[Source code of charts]
# # # #

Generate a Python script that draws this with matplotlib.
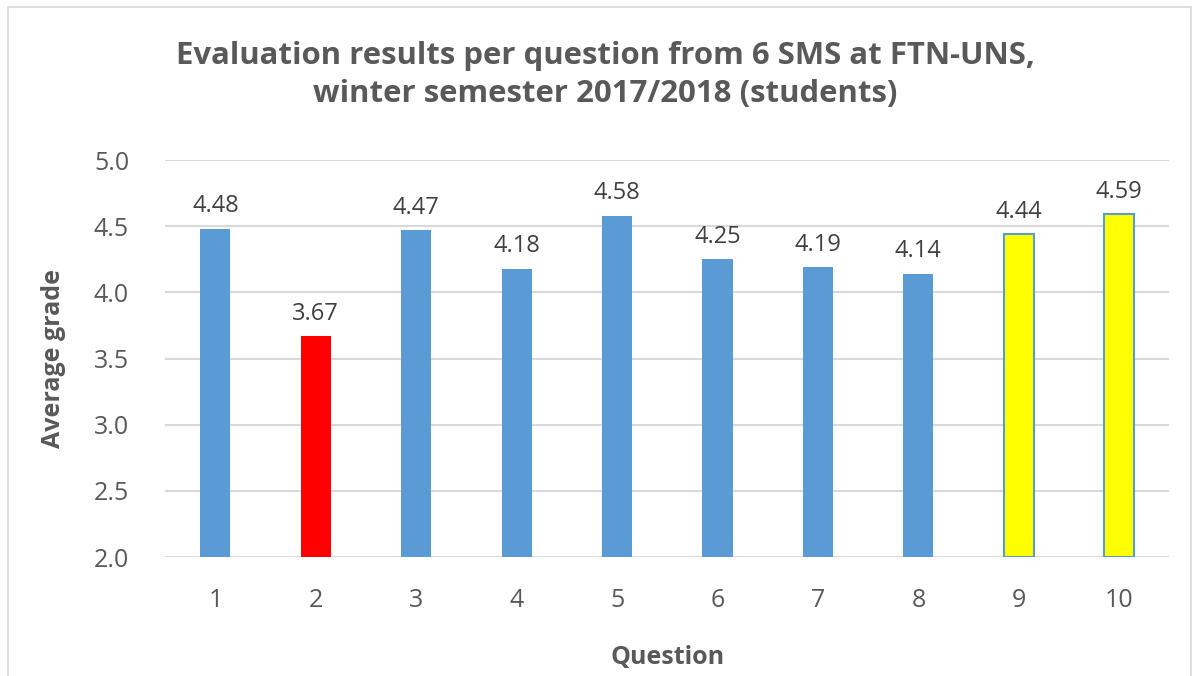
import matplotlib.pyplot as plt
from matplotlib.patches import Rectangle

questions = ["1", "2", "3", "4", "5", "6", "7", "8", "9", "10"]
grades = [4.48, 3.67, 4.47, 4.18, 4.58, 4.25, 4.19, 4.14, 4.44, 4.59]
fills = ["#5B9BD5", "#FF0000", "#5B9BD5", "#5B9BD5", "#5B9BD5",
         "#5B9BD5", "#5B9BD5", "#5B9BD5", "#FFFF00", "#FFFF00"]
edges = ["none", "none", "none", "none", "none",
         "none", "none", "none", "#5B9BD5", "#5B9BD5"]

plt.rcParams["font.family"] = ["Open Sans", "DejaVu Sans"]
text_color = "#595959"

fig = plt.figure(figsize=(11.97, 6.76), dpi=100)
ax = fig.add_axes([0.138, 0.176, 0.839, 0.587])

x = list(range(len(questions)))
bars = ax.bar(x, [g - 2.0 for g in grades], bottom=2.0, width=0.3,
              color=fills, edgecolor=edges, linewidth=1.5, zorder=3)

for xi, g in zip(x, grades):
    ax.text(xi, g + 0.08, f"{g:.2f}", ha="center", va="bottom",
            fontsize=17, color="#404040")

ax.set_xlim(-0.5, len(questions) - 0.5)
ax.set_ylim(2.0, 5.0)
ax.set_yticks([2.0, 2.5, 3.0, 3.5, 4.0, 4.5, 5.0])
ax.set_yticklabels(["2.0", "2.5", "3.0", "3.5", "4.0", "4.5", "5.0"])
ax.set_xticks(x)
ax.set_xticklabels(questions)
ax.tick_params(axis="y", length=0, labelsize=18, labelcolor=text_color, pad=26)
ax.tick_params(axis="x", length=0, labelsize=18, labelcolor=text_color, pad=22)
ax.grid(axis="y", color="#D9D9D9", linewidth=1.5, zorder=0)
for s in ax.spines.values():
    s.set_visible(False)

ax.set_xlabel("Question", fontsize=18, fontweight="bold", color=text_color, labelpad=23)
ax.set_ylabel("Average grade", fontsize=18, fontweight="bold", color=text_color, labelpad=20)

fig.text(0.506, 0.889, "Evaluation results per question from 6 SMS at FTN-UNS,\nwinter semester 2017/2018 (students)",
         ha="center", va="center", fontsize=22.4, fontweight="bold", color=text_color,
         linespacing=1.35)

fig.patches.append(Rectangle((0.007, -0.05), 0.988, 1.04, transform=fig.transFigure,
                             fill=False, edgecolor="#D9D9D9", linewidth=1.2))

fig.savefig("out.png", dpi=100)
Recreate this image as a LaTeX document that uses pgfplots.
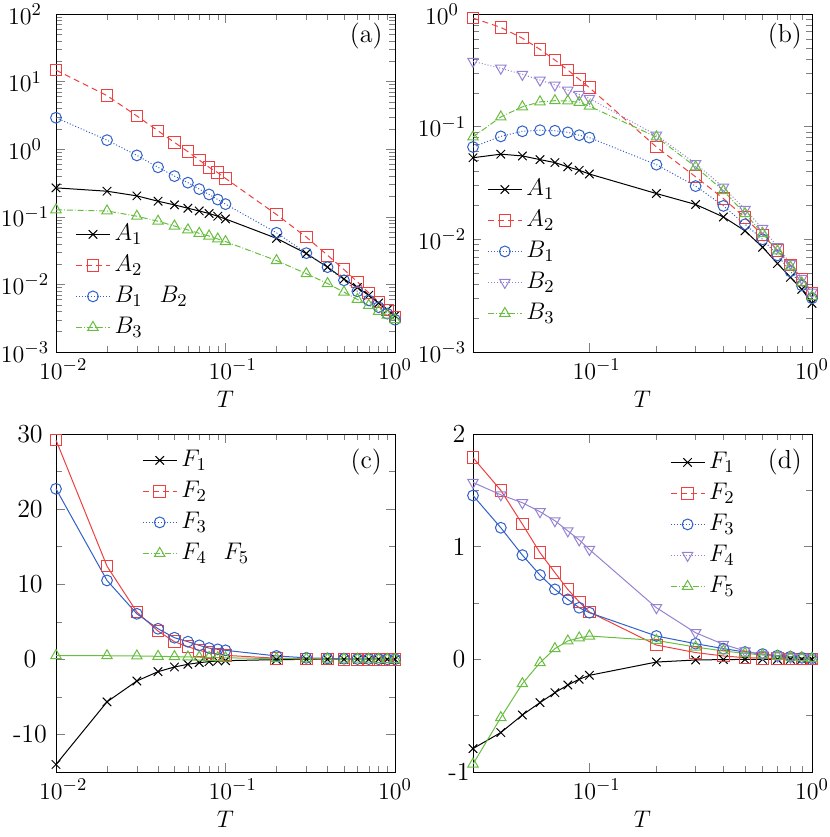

# # # #

WHAT YOU HAVE TO DO » Leave the pictures out and copy the rest of the data exactly.

WRITTEN ANSWER »
Generate a Python script that draws this with matplotlib.
import matplotlib.pyplot as plt
from matplotlib.patches import Rectangle

questions = ["1", "2", "3", "4", "5", "6", "7", "8", "9", "10"]
grades = [4.48, 3.67, 4.47, 4.18, 4.58, 4.25, 4.19, 4.14, 4.44, 4.59]
fills = ["#5B9BD5", "#FF0000", "#5B9BD5", "#5B9BD5", "#5B9BD5",
         "#5B9BD5", "#5B9BD5", "#5B9BD5", "#FFFF00", "#FFFF00"]
edges = ["none", "none", "none", "none", "none",
         "none", "none", "none", "#5B9BD5", "#5B9BD5"]

plt.rcParams["font.family"] = ["Open Sans", "DejaVu Sans"]
text_color = "#595959"

fig = plt.figure(figsize=(11.97, 6.76), dpi=100)
ax = fig.add_axes([0.138, 0.176, 0.839, 0.587])

x = list(range(len(questions)))
bars = ax.bar(x, [g - 2.0 for g in grades], bottom=2.0, width=0.3,
              color=fills, edgecolor=edges, linewidth=1.5, zorder=3)

for xi, g in zip(x, grades):
    ax.text(xi, g + 0.08, f"{g:.2f}", ha="center", va="bottom",
            fontsize=17, color="#404040")

ax.set_xlim(-0.5, len(questions) - 0.5)
ax.set_ylim(2.0, 5.0)
ax.set_yticks([2.0, 2.5, 3.0, 3.5, 4.0, 4.5, 5.0])
ax.set_yticklabels(["2.0", "2.5", "3.0", "3.5", "4.0", "4.5", "5.0"])
ax.set_xticks(x)
ax.set_xticklabels(questions)
ax.tick_params(axis="y", length=0, labelsize=18, labelcolor=text_color, pad=26)
ax.tick_params(axis="x", length=0, labelsize=18, labelcolor=text_color, pad=22)
ax.grid(axis="y", color="#D9D9D9", linewidth=1.5, zorder=0)
for s in ax.spines.values():
    s.set_visible(False)

ax.set_xlabel("Question", fontsize=18, fontweight="bold", color=text_color, labelpad=23)
ax.set_ylabel("Average grade", fontsize=18, fontweight="bold", color=text_color, labelpad=20)

fig.text(0.506, 0.889, "Evaluation results per question from 6 SMS at FTN-UNS,\nwinter semester 2017/2018 (students)",
         ha="center", va="center", fontsize=22.4, fontweight="bold", color=text_color,
         linespacing=1.35)

fig.patches.append(Rectangle((0.007, -0.05), 0.988, 1.04, transform=fig.transFigure,
                             fill=False, edgecolor="#D9D9D9", linewidth=1.2))

fig.savefig("out.png", dpi=100)
Recreate this image as a LaTeX document that uses pgfplots.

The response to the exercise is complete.